Question:
Which of these Vonnegut's have you read.
Option 1: Player Piano
votes: 4
Option 2: The Sirens of Titan
votes: 5
Option 3: Canary in a Cathouse
votes: 1
Option 4: Mother Night
votes: 2
Option 5: Cat's Cradle
votes: 7
Option 6: God Bless You, Mr. Rosewater
votes: 3
Option 7: Welcome to the Monkey House
votes: 4
Option 8: Slaughterhouse - Five
votes: 9
Option 9: Happy Birthday, Wanda June
votes: 2
Option 10: Between Time and Timbuktu
votes: 2
Option 11: Breakfast of Champions
votes: 7
Option 12: Wampeters, Foma, and Granfalloons
votes: 3
Option 13: Slapstick
votes: 3
Option 14: Jailbird
votes: 1
Option 15: Palm Sunday
votes: 1
Option 16: Deadeye Dick
votes: 2
Option 17: Galapagos
votes: 2
Option 18: Bluebeard
votes: 4
Option 19: Hocus Pocus
votes: 2
Option 20: Fates Worse Than Death
votes: 1
Option 21: Timequake
votes: 3
Option 22: Bagombo Snuff Box
votes: 1
Option 23: God Bless You, Dr. Kevorkian
votes: 1
Option 24: A Man Without A Country
votes: 2
Option 25: Armageddon in Retrospect
votes: 1
Option 26: Look at the Birdie
votes: 1
Option 27: While Mortals Sleep
votes: 1
Option 28: None
votes: 0
I was looking in the 'what are you reading?' thread and realised that there were an awful lot of Vonnegut readers out there in Susanland.

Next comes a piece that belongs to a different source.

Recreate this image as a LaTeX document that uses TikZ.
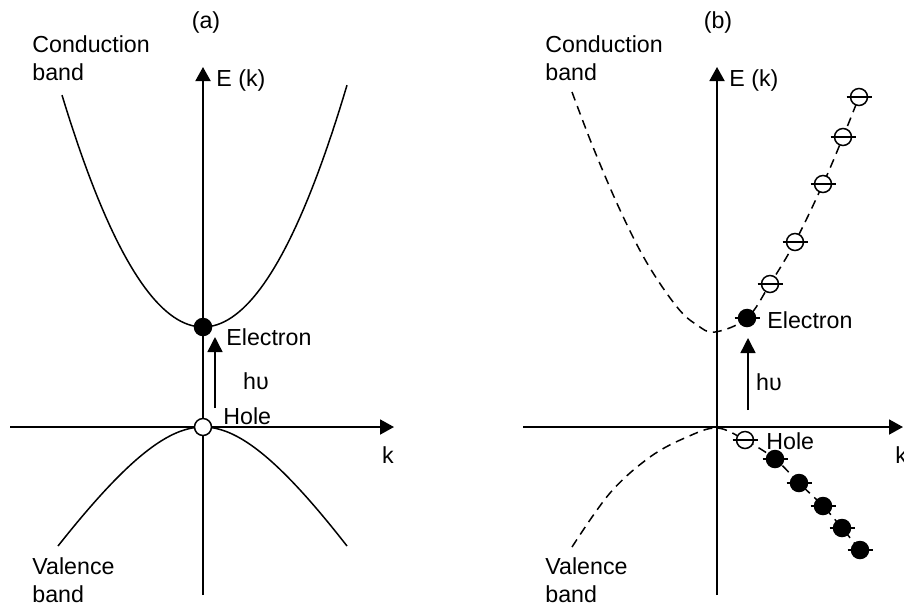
\documentclass[tikz,border=0pt]{standalone}
\usepackage{fontspec}
\setmainfont{Liberation Sans}
\usetikzlibrary{arrows.meta}
\tikzset{
  axis/.style={line width=0.95pt, -{Triangle[length=7pt,width=7.5pt]}},
  band/.style={line width=0.75pt},
  dband/.style={line width=0.75pt, dash pattern=on 4.5pt off 3pt},
  full/.style={circle, fill=black, draw=black, line width=0.75pt, inner sep=0pt, minimum size=8.5pt},
  hollow/.style={circle, fill=white, draw=black, line width=0.75pt, inner sep=0pt, minimum size=8.5pt},
  tick/.style={line width=0.75pt},
  pump/.style={line width=0.75pt, -{Triangle[length=7.5pt,width=7.5pt]}},
  lbl/.style={font=\fontsize{11.6}{14}\selectfont, inner sep=0pt, align=left},
}

\begin{document}
\begin{tikzpicture}[x=0.5pt, y=-0.5pt]
  \useasboundingbox (0,0) rectangle (904,607);

  % ---- panel (a)
  \coordinate (aE0) at (203,595);
  \coordinate (aE1) at (203,67);
  \coordinate (ak0) at (10,427);
  \coordinate (ak1) at (394,427);
  \draw[axis] (aE0) -- (aE1);
  \draw[axis] (ak0) -- (ak1);

  \draw[band] plot[domain=62:347, samples=80] (\x, {327-((\x-203)*0.108)^2});
  \draw[band] (58,546) .. controls (130,455) and (170,427) .. (203,427)
              .. controls (236,427) and (276,455) .. (347,546);

  \node[full]   (aEl) at (203,327) {};
  \node[hollow] (aHo) at (203,427) {};

  \coordinate (aP0) at (215,408);
  \coordinate (aP1) at (215,337);
  \draw[pump] (aP0) -- (aP1);

  \node[lbl] (aTitle) at (206,22) {(a)};
  \node[lbl, anchor=north west] (aCB) at (32,35) {Conduction\\band};
  \node[lbl, anchor=north west] (aVB) at (32,557) {Valence\\band};
  \node[lbl, anchor=west] (aEk) at (216,80) {E (k)};
  \node[lbl] (ak) at (388,455) {k};
  \node[lbl, anchor=west] (aElt) at (226,337) {Electron};
  \node[lbl] (ahv) at (256,381) {hυ};
  \node[lbl, anchor=west] (aHot) at (223,416) {Hole};

  % ---- panel (b)
  \coordinate (bE0) at (717,595);
  \coordinate (bE1) at (717,67);
  \coordinate (bk0) at (523,427);
  \coordinate (bk1) at (903,427);
  \draw[axis] (bE0) -- (bE1);
  \draw[axis] (bk0) -- (bk1);

  \draw[dband] plot[smooth, tension=0.6] coordinates {(572,92) (593,147) (620,210)
    (647,263) (677,307) (697,325) (715,332) (747,318) (770,284) (795,242)
    (823,184) (843,137) (859,97)};
  \draw[dband] plot[smooth, tension=0.6] coordinates {(572,547) (610,493) (650,457)
    (687,437) (717,428) (745,440) (775,459) (799,483) (823,506) (842,528) (860,550)};

  \node[full] (bEl) at (747,318) {};
  \draw[tick] ([xshift=-6.25pt]bEl.center) -- ([xshift=6.25pt]bEl.center);
  \foreach \x/\y [count=\i] in {770/284,795/242,823/184,843/137,859/97} {
    \node[hollow] (bc\i) at (\x,\y) {};
    \draw[tick] ([xshift=-6.25pt]bc\i.center) -- ([xshift=6.25pt]bc\i.center);
  }
  \node[hollow] (bHo) at (745,440) {};
  \draw[tick] ([xshift=-6.25pt]bHo.center) -- ([xshift=6.25pt]bHo.center);
  \foreach \x/\y [count=\i] in {775/459,799/483,823/506,842/528,860/550} {
    \node[full] (bv\i) at (\x,\y) {};
    \draw[tick] ([xshift=-6.25pt]bv\i.center) -- ([xshift=6.25pt]bv\i.center);
  }

  \coordinate (bP0) at (748,410);
  \coordinate (bP1) at (748,338);
  \draw[pump] (bP0) -- (bP1);

  \node[lbl] (bTitle) at (718,22) {(b)};
  \node[lbl, anchor=north west] (bCB) at (545,35) {Conduction\\band};
  \node[lbl, anchor=north west] (bVB) at (545,557) {Valence\\band};
  \node[lbl, anchor=west] (bEk) at (729,80) {E (k)};
  \node[lbl, anchor=west] (bk) at (895,455) {k};
  \node[lbl, anchor=west] (bElt) at (767,320) {Electron};
  \node[lbl] (bhv) at (769,382) {hυ};
  \node[lbl, anchor=west] (bHot) at (766,441) {Hole};
\end{tikzpicture}
\end{document}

Now, I adore Vonnegut, have read em all at least twice and my favourite few innumerable times - I tend to use them as palate cleansers between big, heavy books. Sirens of Titan is my fave, but it used to be Bluebeard, and before then Slapstick and before then Hocus Pocus.
I thought this would be a nice thread to talk about Vonnegut and to see which of his books have had the most readers.
I really loved Kurt when I was in college. Ate it up. Of all of them I think I like (and I'm sure I'll be the only one here) I like Wampeters, Foma and Granfalloons the most and still read that. Though Cat's Cradle was a critical touchstone in my understanding of both the promise and damnation of science and technology, as well as doing such an excellent job of point out the basic immorality of both on their own (without control or oversight).
But it was Slaughterhouse 5 that really rocked my world when I first read it my senior year in HS. It's on a very short list of stuff that I've read that really changed my views, my outlook and my life.1 It solidified my anti-war views as well as my 'secular humanist' outlook and touched something very deep in me. It shook me all night long.
I suppose I should go back and re-read some of them, particularly Sirens of Titan, which I don't think I got when I read it.
1. Dorothy Day, The Long Loneliness, Thomas Merton, The Seven Story Mountain, Herman Hess, Siddhartha, Charles and Mary Bead, An Economic Interpretation of the Constitution, Barbra Tucuman's The Pursuit of Folly and August 1914, and Eric Hoffer's two books The True Believer and The Ordeal of Change along with the Tao Te Ching and the Karma Sutra are the rest of that short list - if you wanted to know.